A Divided Country: How the Terrorists Won
- Ryan C. Tittle

- Sep 17
- 2 min read
I’ve shared on the blog my experiences on September 11, 2001. I was a seventeen-year-old kid who barely knew what the World Trade Center was on his first day of college in a school where a large portion of the population were either New Yorkers or wannabes. I was out of my depth even as we all pondered how such a thing was going to change us as a nation.
I recall my college roommate said we would be more interested in non-fiction and documentary film. That has certainly been the case for me. And we wondered all these things while a President called the “reckoning” the War on Terror. Looking back amidst the recent political assassinations on both sides of the political spectrum, the terrorists won that war.

What is terrorism? What is its intended purpose? Look around you. A divided country plunging into perhaps one of the most violent times any of us have ever experienced. Protests that become riots. The murders of outspoken critics on both sides. Much like what we imagined “third world” countries were before the 21st century landed in our first-world laps. People don’t even know their own identities anymore, latching onto any fabric cut to today’s rhetoric.

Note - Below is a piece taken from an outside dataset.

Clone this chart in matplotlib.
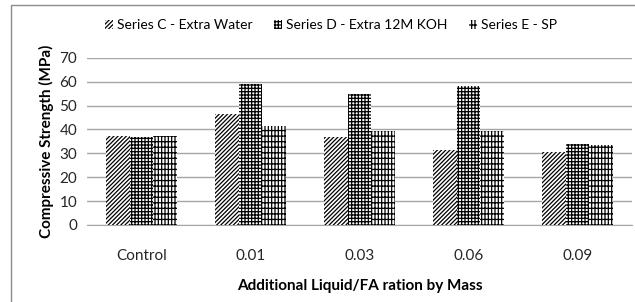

Now, no one can be on the progressive or traditionalist sides because those sides are called, pejoratively, “socialism” and “fascism.” While our current President isn’t even “Republican” if you think about it, and there well may be neo-fascists who support him for one reason rather than another, socialism (or democratic socialism) is certainly gaining ground. I’ve never seen young people more open to it.
I’ve read the Communist Manifesto and other children’s literature and undergraduate papers. That Utopia could only be dreamed about in a time where dystopic literature is at its height because artists look around the world and see it crumbling before their very eyes. But they can only dream of this if they believe the last decade has seen any kind of progress.
I don’t see progress. I see communities descending into tribal units. I see the idea of individualism being pooh-poohed by academics, and yet none of us (any side, as I am neither Democrat nor Republican) are happier. Some think they are, especially those with the red caps, but they’re not. They (and their behavior) are biproducts of what terrorism is known for: gripping the imagination and dividing a people.